Intelligent prediction of unfrozen water content of artificially frozen clay along one-dimensional column based on LF-NMR

Abstract

The unfrozen water content (UWC) plays a crucial role in frozen soil engineering, however, traditional unfrozen water measurement or calculation methods are time-consuming and costly, and it is difficult to express the non-linearity among the influencing factors. Currently, LF-NMR is widely recognized as an effective tool for measuring unfrozen water. In this study, a calibration curve that can describe the relationship between the NMR signal and water content was derived. Moreover, the effects of temperature, initial water content, and soil height on UWC are explored along one-dimensional large-diameter columns based on LF-NMR data. Combined with the ML algorithm and the UWC test data under different factors based on LF-NMR, an intelligent prediction method that can consider the nonlinear characteristics of multiple factors is proposed.
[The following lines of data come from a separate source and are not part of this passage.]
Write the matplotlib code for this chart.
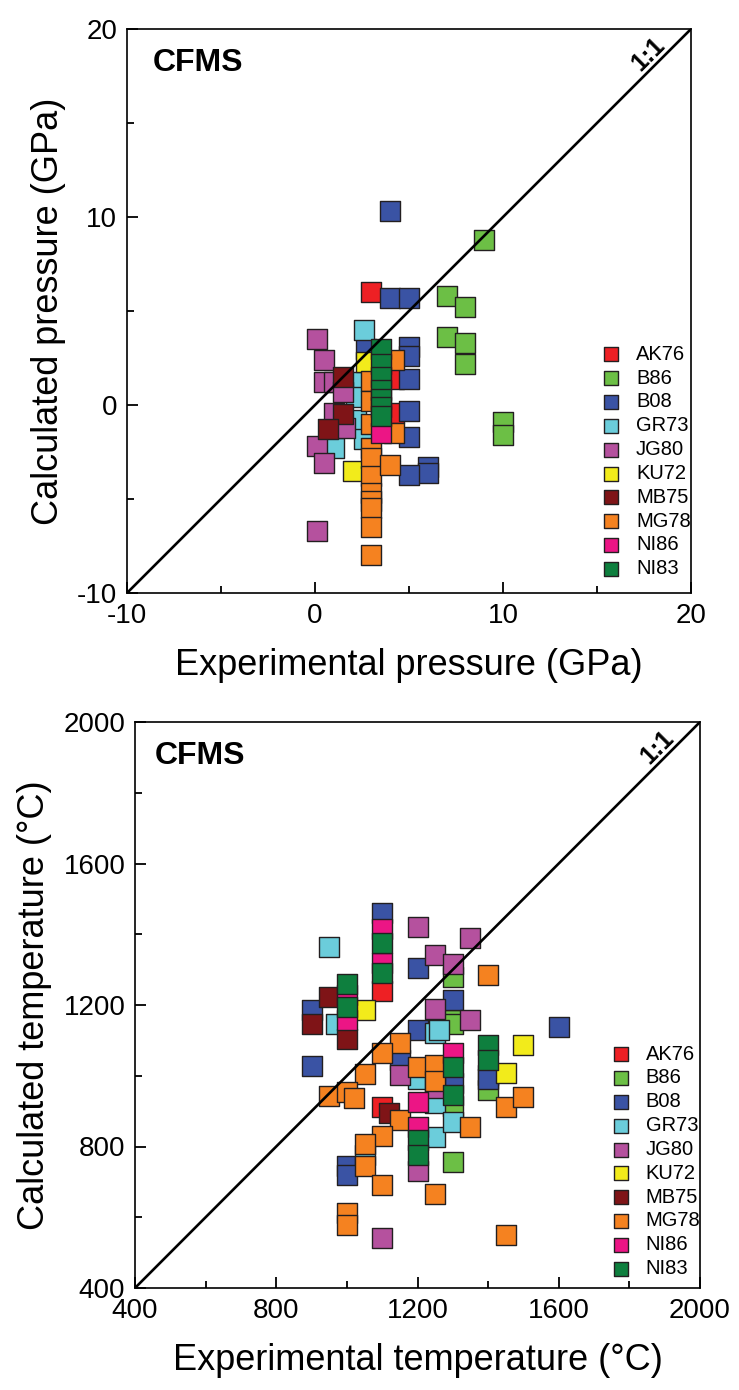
import matplotlib
matplotlib.use('Agg')
import matplotlib.pyplot as plt
from matplotlib.ticker import MultipleLocator
import numpy as np

plt.rcParams['font.family'] = ['Liberation Sans', 'DejaVu Sans']
plt.rcParams['axes.unicode_minus'] = False

# 数据集名称与颜色
labels = ['AK76', 'B86', 'B08', 'GR73', 'JG80', 'KU72', 'MB75', 'MG78', 'NI86', 'NI83']
colors = ['#EE2024', '#6CBF45', '#3A53A4', '#6BCDDB', '#B5519E',
          '#F2EB1B', '#7F1417', '#F58220', '#EC1585', '#0E7F3E']

# 压力 (GPa): 实验值 / 计算值
p_exp = {
    'AK76': [3, 4.2, 4.2],
    'B86': [9, 7, 8, 7, 8, 8, 10, 10],
    'B08': [4, 4, 5, 2.7, 5, 5, 5, 5, 5, 6, 6, 5],
    'GR73': [2.6, 2.2, 2.2, 2.2, 2.6, 1.0],
    'JG80': [0.1, 0.5, 0.5, 1.0, 1.5, 1.0, 1.6, 0.1, 0.5, 0.1],
    'KU72': [2.7, 2.0],
    'MB75': [1.5, 1.5, 0.7],
    'MG78': [3, 3, 3, 3, 3, 3, 3, 3, 3, 3, 3, 4.2, 4.2, 4],
    'NI86': [3.5],
    'NI83': [3.5, 3.5, 3.5, 3.5, 3.5, 3.5, 3.5],
}
p_calc = {
    'AK76': [6.0, 1.4, -0.4],
    'B86': [8.8, 5.8, 5.2, 3.6, 3.3, 2.2, -0.9, -1.6],
    'B08': [10.3, 5.7, 5.7, 3.0, 3.1, 2.6, 1.4, -0.3, -1.7, -3.3, -3.6, -3.7],
    'GR73': [4.0, 1.2, 0.4, -0.8, -1.8, -2.3],
    'JG80': [3.5, 2.4, 1.2, 1.2, 0.7, -0.4, -1.2, -2.2, -3.1, -6.7],
    'KU72': [2.3, -3.5],
    'MB75': [1.5, -0.5, -1.3],
    'MG78': [1.3, 0.2, -1.0, -2.3, -2.8, -3.8, -4.7, -5.1, -5.5, -6.5, -8.0, 2.4, -1.5, -3.2],
    'NI86': [-1.5],
    'NI83': [3.0, 2.2, 1.5, 0.8, 0.3, -0.1, -0.6],
}

# 温度 (°C): 实验值 / 计算值
t_exp = {
    'AK76': [1100, 1100],
    'B86': [1300, 1300, 1300, 1400, 1300, 1300],
    'B08': [1100, 1200, 900, 900, 1150, 1200, 1300, 1600, 1400, 1400, 1300, 1000, 1000],
    'GR73': [950, 970, 1250, 1260, 1250, 1250, 1300, 1050, 1200],
    'JG80': [1200, 1350, 1250, 1300, 1250, 1350, 1150, 1200, 1100, 1250],
    'KU72': [1050, 1500, 1450],
    'MB75': [950, 1000, 900, 1120],
    'MG78': [1400, 1150, 1100, 1050, 1200, 1250, 1250, 950, 1000, 1020, 1150, 1100,
             1050, 1050, 1100, 1250, 1350, 1450, 1500, 1000, 1000, 1450],
    'NI86': [1100, 1100, 1000, 1000, 1200, 1200, 1300],
    'NI83': [1100, 1100, 1000, 1000, 1200, 1200, 1400, 1400, 1300, 1300],
}
t_calc = {
    'AK76': [1240, 913],
    'B86': [1278, 1157, 1145, 960, 755, 915],
    'B08': [1460, 1305, 1185, 1028, 1045, 1129, 1215, 1137, 1002, 990, 979, 744, 720],
    'GR73': [1365, 1146, 1122, 1129, 924, 828, 868, 775, 990],
    'JG80': [1420, 1388, 1341, 1317, 1189, 1157, 1002, 730, 542, 966],
    'KU72': [1187, 1086, 1007],
    'MB75': [1223, 1105, 1145, 894],
    'MG78': [1284, 1092, 1063, 1006, 1026, 1030, 984, 943, 955, 937, 875, 830,
             807, 744, 692, 667, 856, 913, 939, 612, 579, 551],
    'NI86': [1415, 1320, 1228, 1157, 925, 856, 1063],
    'NI83': [1375, 1290, 1260, 1195, 819, 777, 1086, 1045, 1026, 946],
}

W, H = 739, 1390
fig = plt.figure(figsize=(W / 100, H / 100), dpi=100)


def panel(rect, xd, yd, lim, major, minor, xlabel, ylabel, cfms_x, leg_anchor):
    ax = fig.add_axes(rect)
    for lab, col in zip(labels, colors):
        ax.scatter(xd[lab], yd[lab], marker='s', s=190, facecolor=col,
                   edgecolor='#231F20', linewidth=1.0, label=lab, zorder=3)
    ax.plot(lim, lim, color='black', lw=1.9, zorder=5)
    ax.set_xlim(lim)
    ax.set_ylim(lim)
    ax.xaxis.set_major_locator(MultipleLocator(major))
    ax.xaxis.set_minor_locator(MultipleLocator(minor))
    ax.yaxis.set_major_locator(MultipleLocator(major))
    ax.yaxis.set_minor_locator(MultipleLocator(minor))
    ax.tick_params(which='both', direction='in', width=1.3, labelsize=20, pad=7)
    ax.tick_params(which='major', length=8)
    ax.tick_params(which='minor', length=5)
    for sp in ax.spines.values():
        sp.set_linewidth(1.2)
    ax.set_xlabel(xlabel, fontsize=26, labelpad=14)
    ax.set_ylabel(ylabel, fontsize=26, labelpad=8)
    ax.text(cfms_x, 0.94, 'CFMS', transform=ax.transAxes, fontsize=23,
            fontweight='bold', ha='left', va='center')
    ax.text(0.925, 0.955, '1:1', transform=ax.transAxes, fontsize=18,
            fontweight='bold', rotation=45, ha='center', va='center')
    ax.legend(loc='upper left', bbox_to_anchor=leg_anchor, frameon=False,
              fontsize=14.5, markerscale=0.68, handlelength=1.0,
              handletextpad=0.75, borderpad=0, labelspacing=0.24,
              scatterpoints=1)
    return ax


panel([127 / W, 1 - 593 / H, 564 / W, 564 / H], p_exp, p_calc, (-10, 20), 10, 5,
      'Experimental pressure (GPa)', 'Calculated pressure (GPa)', 0.045, (0.822, 0.458))
panel([135 / W, 1 - 1288 / H, 565 / W, 566 / H], t_exp, t_calc, (400, 2000), 400, 200,
      'Experimental temperature (°C)', 'Calculated temperature (°C)', 0.035, (0.824, 0.448))

fig.savefig('out.png', dpi=100, facecolor='white')
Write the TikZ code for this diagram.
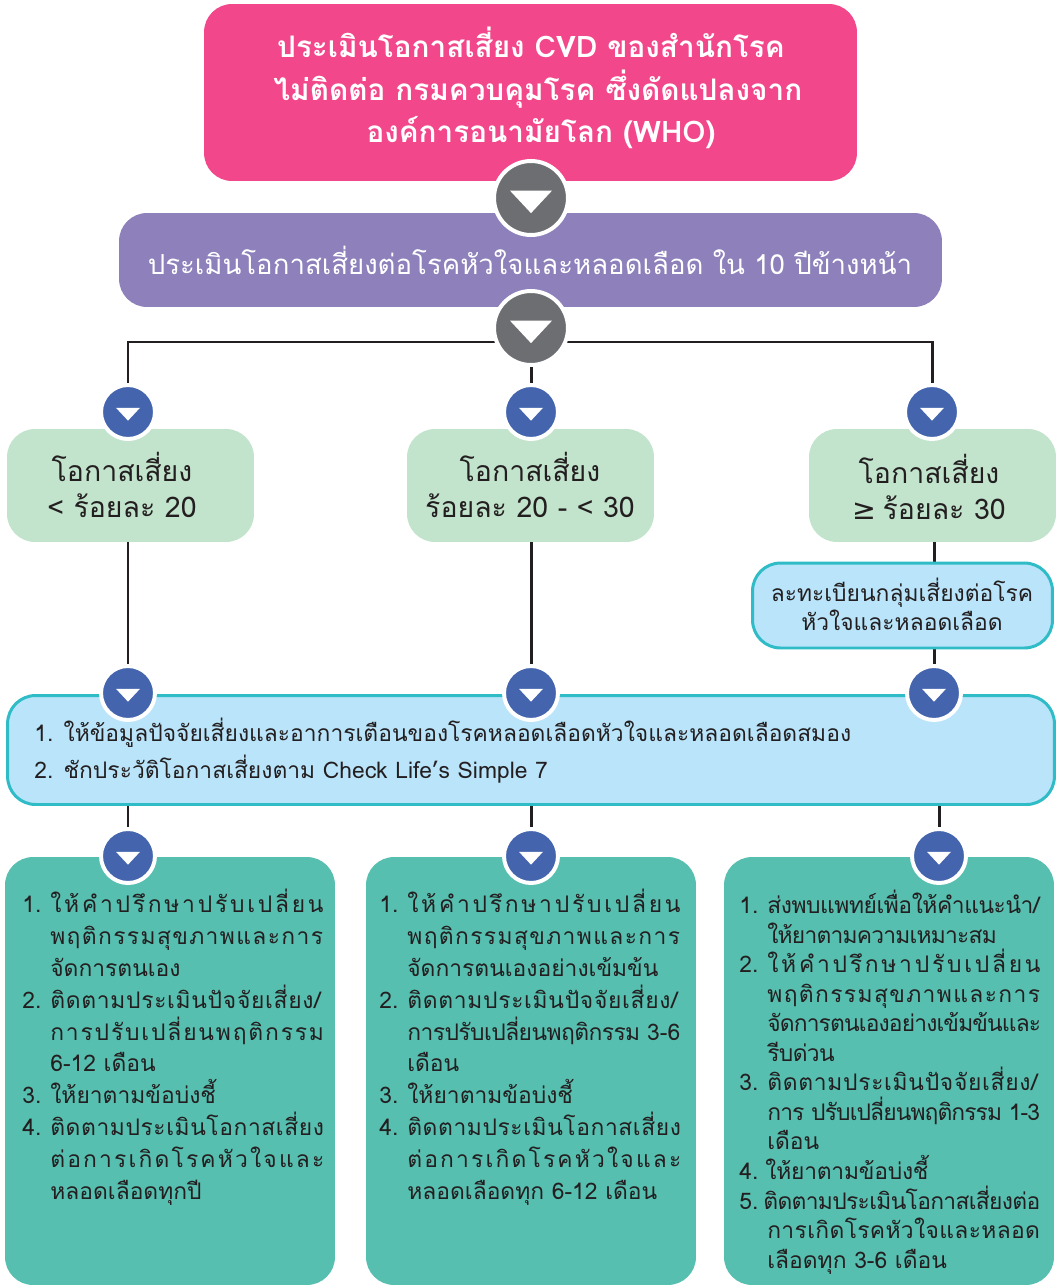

The results showed that the NMR accuracy is 176.64 semaphore per 1% water content, the error between the water content calculated from the calibration curve and that obtained from the drying method is small (average error is 0.97%), and the linearity degree of the calibration curve is good (R2 = 0.999). Moreover, due to the strong correlation between unfrozen water and temperature, initial water content, and other factors, the results indicated that the GPR model can better describe this correlation and has the best prediction effect, which was evaluated with the quantitative indicators: R2 = 0.96, RMSE = 1.07, MAE = 1.00, and again verifies the superiority of this model in combination with other literature data. Overall, this paper offers a technical basis for controlling and preventing freezing and thawing disasters in cold regions and artificial freezing engineering projects.